The common concern is based on the questionable initial step of the reforms process. It logically follows that, if the initial step is questionable, the destination of the process is also questionable. From the foregoing background, the following question is salient: How can the reforms process begin in an all-inclusive and transparent manner for the acquisition of social ownership? The question emanates from the observation that, if the reforms process is not all-inclusive and lacks social ownership, there could be more pain and suffering than happiness in Lesotho.

This is the challenge facing our government and society at this point. Looking around, it seems the answer to the above question is distant from our minds. However, there is a foundation in Lesotho that could be our beacon of light with the way-forward it has planned for Basotho. It is called BOTHOPELE Foundation, a Non-governmental Organization that was registered in Lesotho under the Societies Act in 2013 (Reg. Nō 2013/131). Its sole objective and purpose is to promote and emphasise the upholding of good moral behavior, social values and active patriotism amongst us as the Basotho nation. In answer to the ‘HOW’ question, this is what the foundation proposes:

The proposed plan for social transformation and multi-sector reforms process

First and foremost, BOTHOPELE Foundation fully agrees that the first step in the reforms journey is to hold a National Dialogue, but what should this dialogue be about, and what should it yield at the end of the day? This question is asked in full appreciation of the two dialogues that ensued last year in 2017, under the leadership of the Lesotho Council of NGOs (LCN) and the Transformation Resource Centre (TRC) respectively.

From the foundation’s point of view, the inevitable National Dialogue that we need should be one that will be a platform for the entire Basotho Nation (living in and outside the country), through which they can (as they should) discuss together and share their different views on the kind of society and country they say they now want to become and uphold going forward, in terms of our morals, social values and economic dispensation as a people (BOTHO). To this end, strategies are in place that can allow for a wide-reaching public dialogue of this kind.

At the end, all the views and contributions that will come from the Basotho nation through this kind of a National Dialogue will be collected, analysed and mapped accordingly to then produce a National Transformation Charter and Code of Good Moral and Ethical Values.

It can only be following such kind of work and achievement that the government and l other stakeholders can then embark on meaningful multi-sector reforms as prescribed, because the reforms must be in line with and promote the desires of our people at large, as will have been articulated in the said National Transformation Charter.

Having said this, BOTHOPELE Foundation proposes that the multi-sector reforms and social transformation journey we so desperately need as Lesotho should happen over two consecutive phases, as following:

Phase I – This is where society can be mobilised to partake in the National Dialogue and stand as one behind its goal, which is to produce the National Transformation Charter and Code of Good Moral and Ethical Values – an instrument of intent on the kind of society and country we want to become as Lesotho.
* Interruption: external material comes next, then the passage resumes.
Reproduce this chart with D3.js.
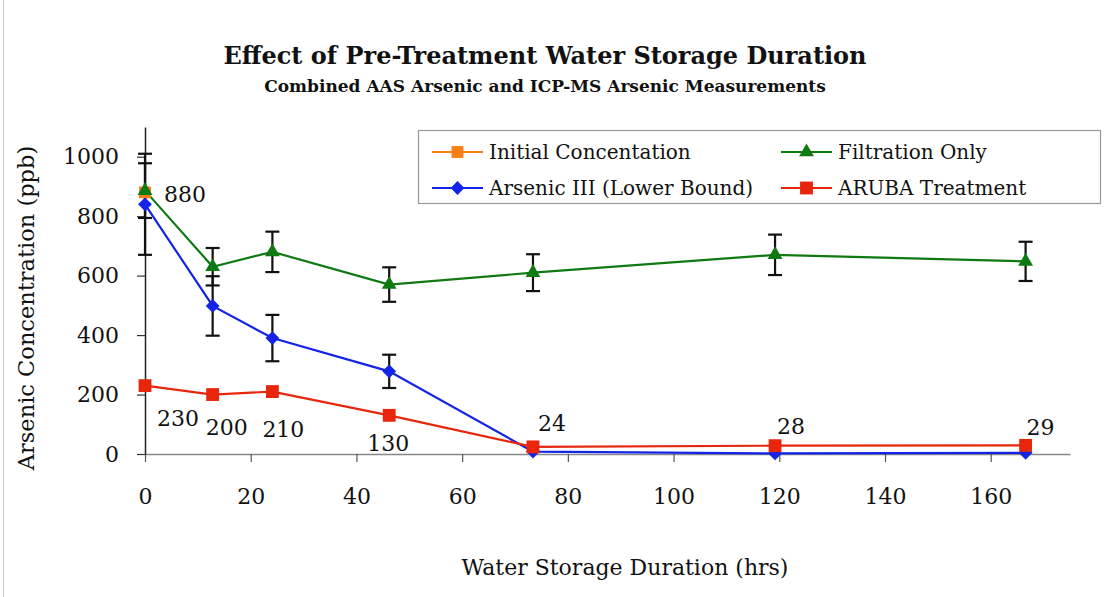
<!DOCTYPE html>
<html><head><meta charset="utf-8">
<script src="https://cdn.jsdelivr.net/npm/d3@7"></script>
<style>
body{margin:0;background:#fff;}
text{font-family:"DejaVu Serif",serif;fill:#111;}
</style></head>
<body><svg id="c" width="1105" height="597"></svg>
<script>
// ---- data ----
const times = [0, 12.8, 24.1, 46.2, 73.4, 119.2, 166.6];
const initialTimes = [0];
const initialValues = [880];
const filtrationValues = [886, 630, 680, 570, 610, 670, 648];
const filtrationErr = [92, 63, 68, 58, 62, 68, 66];
const arsenic3Values = [840, 498, 390, 278, 8, 2, 4];
const arsenic3Err = [170, 100, 78, 56, 0, 0, 0];
const arubaValues = [230, 200, 210, 130, 24, 28, 29];
const xTicks = [0, 20, 40, 60, 80, 100, 120, 140, 160];
const yTicks = [0, 200, 400, 600, 800, 1000];
const seriesNames = ["Initial Concentation", "Filtration Only", "Arsenic III (Lower Bound)", "ARUBA Treatment"];
const labelTexts = ["880", "230", "200", "210", "130", "24", "28", "29"];

// ---- styles ----
const colors = {init:"#F77F14", filt:"#0F7A12", as3:"#1424E6", aruba:"#E8260C"};
const svg = d3.select("#c");
const x = d3.scaleLinear().domain([0, 175]).range([145, 1070]);
const y = d3.scaleLinear().domain([0, 1100]).range([454, 127]);

// frame line at left
svg.append("line").attr("x1",3.5).attr("x2",3.5).attr("y1",0).attr("y2",597).attr("stroke","#ccc").attr("stroke-width",1);

// titles
svg.append("text").attr("x",545).attr("y",64).attr("text-anchor","middle")
  .style("font-weight","bold").style("font-size","24px").text("Effect of Pre-Treatment Water Storage Duration");
svg.append("text").attr("x",545).attr("y",92).attr("text-anchor","middle")
  .style("font-weight","bold").style("font-size","17px").text("Combined AAS Arsenic and ICP-MS Arsenic Measurements");

// axes
const xAxis = svg.append("g").attr("transform","translate(0,454)")
  .call(d3.axisBottom(x).tickValues(xTicks).tickSize(8).tickSizeOuter(0).tickPadding(26).tickFormat(d3.format("d")));
xAxis.select(".domain").attr("stroke","#888").attr("stroke-width",1.5);
xAxis.selectAll(".tick line").attr("stroke","#555").attr("stroke-width",1.2);
xAxis.selectAll("text").style("font-size","22px").style("font-family","DejaVu Serif").attr("fill","#111");

const yAxis = svg.append("g").attr("transform","translate(145,0)")
  .call(d3.axisLeft(y).tickValues(yTicks).tickSize(8).tickSizeOuter(0).tickPadding(18).tickFormat(d3.format("d")));
yAxis.select(".domain").attr("stroke","#222").attr("stroke-width",1.5);
yAxis.selectAll(".tick line").attr("stroke","#333").attr("stroke-width",1.2);
yAxis.selectAll("text").style("font-size","22px").style("font-family","DejaVu Serif").attr("fill","#111");

svg.append("text").attr("transform","translate(34,308) rotate(-90)").attr("text-anchor","middle")
  .style("font-size","22.5px").text("Arsenic Concentration (ppb)");
svg.append("text").attr("x",625).attr("y",575).attr("text-anchor","middle")
  .style("font-size","22px").text("Water Storage Duration (hrs)");

// helpers
const line = d3.line().x(d=>x(d.t)).y(d=>y(d.v));
const mk = (vals, errs) => vals.map((v,i)=>({t: times[i], v, e: errs ? errs[i] : 0}));
const initData = initialValues.map((v,i)=>({t: initialTimes[i], v, e:0}));
const filtData = mk(filtrationValues, filtrationErr);
const as3Data = mk(arsenic3Values, arsenic3Err);
const arubaData = mk(arubaValues, null);

function symbolPath(kind){
  if(kind==="square") return d3.symbol().type(d3.symbolSquare).size(165)();
  if(kind==="smallsquare") return d3.symbol().type(d3.symbolSquare).size(140)();
  if(kind==="triangle") return d3.symbol().type(d3.symbolTriangle).size(95)();
  if(kind==="diamond") return d3.symbol().type(d3.symbolSquare).size(95)();
}

const series = [
  {data:initData, color:colors.init, kind:"smallsquare"},
  {data:filtData, color:colors.filt, kind:"triangle"},
  {data:as3Data, color:colors.as3, kind:"diamond"},
  {data:arubaData, color:colors.aruba, kind:"square"}
];

// lines
series.forEach(s=>{
  svg.append("path").datum(s.data).attr("d",line).attr("fill","none")
    .attr("stroke",s.color).attr("stroke-width",2.2);
});
// error bars
const eb = svg.append("g").attr("stroke","#111").attr("stroke-width",2.2);
[filtData, as3Data].forEach(d=>{
  d.filter(p=>p.e>0).forEach(p=>{
    const cx = x(p.t);
    eb.append("line").attr("x1",cx).attr("x2",cx).attr("y1",y(p.v+p.e)).attr("y2",y(p.v-p.e));
    eb.append("line").attr("x1",cx-7).attr("x2",cx+7).attr("y1",y(p.v+p.e)).attr("y2",y(p.v+p.e));
    eb.append("line").attr("x1",cx-7).attr("x2",cx+7).attr("y1",y(p.v-p.e)).attr("y2",y(p.v-p.e));
  });
});
// markers
series.forEach(s=>{
  svg.append("g").selectAll("path").data(s.data).join("path")
    .attr("d",symbolPath(s.kind))
    .attr("transform",d=>`translate(${x(d.t)},${y(d.v)})` + (s.kind==="diamond"?" rotate(45)":""))
    .attr("fill",s.color);
});

// data labels (value source: labelTexts; offsets are style)
const labelAnchors = [
  {t: initialTimes[0], v: initialValues[0], dx: 19, dy: 10, anchor:"start"},
  {t: times[0], v: arubaValues[0], dx: 33, dy: 40, anchor:"middle"},
  {t: times[1], v: arubaValues[1], dx: 14, dy: 40, anchor:"middle"},
  {t: times[2], v: arubaValues[2], dx: 11, dy: 45, anchor:"middle"},
  {t: times[3], v: arubaValues[3], dx: -1, dy: 36, anchor:"middle"},
  {t: times[4], v: arubaValues[4], dx: 19, dy: -16, anchor:"middle"},
  {t: times[5], v: arubaValues[5], dx: 16, dy: -12, anchor:"middle"},
  {t: times[6], v: arubaValues[6], dx: 15, dy: -10, anchor:"middle"}
];
svg.append("g").selectAll("text").data(labelAnchors).join("text")
  .attr("x",d=>x(d.t)+d.dx).attr("y",d=>y(d.v)+d.dy).attr("text-anchor",d=>d.anchor)
  .style("font-size","22px").text((d,i)=>labelTexts[i]);

// legend
const lg = svg.append("g");
lg.append("rect").attr("x",418.5).attr("y",130.5).attr("width",682).attr("height",73)
  .attr("fill","#fff").attr("stroke","#999").attr("stroke-width",1.2);
const legendItems = [
  {name: seriesNames[0], color: colors.init, kind:"smallsquare", lx:432, ly:152},
  {name: seriesNames[1], color: colors.filt, kind:"triangle", lx:781, ly:152},
  {name: seriesNames[2], color: colors.as3, kind:"diamond", lx:432, ly:188},
  {name: seriesNames[3], color: colors.aruba, kind:"square", lx:781, ly:188}
];
legendItems.forEach(it=>{
  lg.append("line").attr("x1",it.lx).attr("x2",it.lx+51).attr("y1",it.ly).attr("y2",it.ly)
    .attr("stroke",it.color).attr("stroke-width",2.2);
  lg.append("path").attr("d",symbolPath(it.kind))
    .attr("transform",`translate(${it.lx+25.5},${it.ly})`+(it.kind==="diamond"?" rotate(45)":""))
    .attr("fill",it.color);
  lg.append("text").attr("x",it.lx+57).attr("y",it.ly+7).style("font-size","20px").text(it.name);
});
</script></body></html>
This is a work process that can take about 14 months to complete.

Phase II – This will be an on-going work process, wherein, the principal deliverable will be to develop and implement strategies and work programs that will ensure that the ideals of the National Transformation Charter and its Code of Good Moral and Ethical Values do become a living reality in our day-to-day life and works as the Basotho Nation.

Now, another important question to ask is who will do all this work for the people? Well, it has to be all of us together. Rather than set up a government-elected commission to lead this kind of work, let us rather have a National Steering Committee that will, in the spirit of inclusivity, be established with representation from all sectors of our society e.g. government, chiefs ( marena), the church, business, women and children organizations, youth organizations, etc.

This National Steering Committee will serve as the overseeing board over the intended work process, and will thus need an independent Non-governmental organization such as BOTHO PELE Foundation or any other, to serve as its secretariat that will be tasked with the day-to-day strategic planning, implementation and management of the work involved in the two Phases defined above.

In conclusion, two things will stand as paramount in encouragement of the successful achievement of the work process that is proposed by the Foundation. First, there must be on-going monitoring and evaluation of the process as it unfolds to make certain that we remain on course and that we succeed in realising the goals that are set for the journey. Secondly, there must also be means devised to ensure that the general public is kept abreast of the successes and challenges encountered in the journey, through a periodic reporting mechanism as shall be laid out and agreed upon.

This is what BOTHOPELE Foundation proposes. What does the public and its leaders think about all this?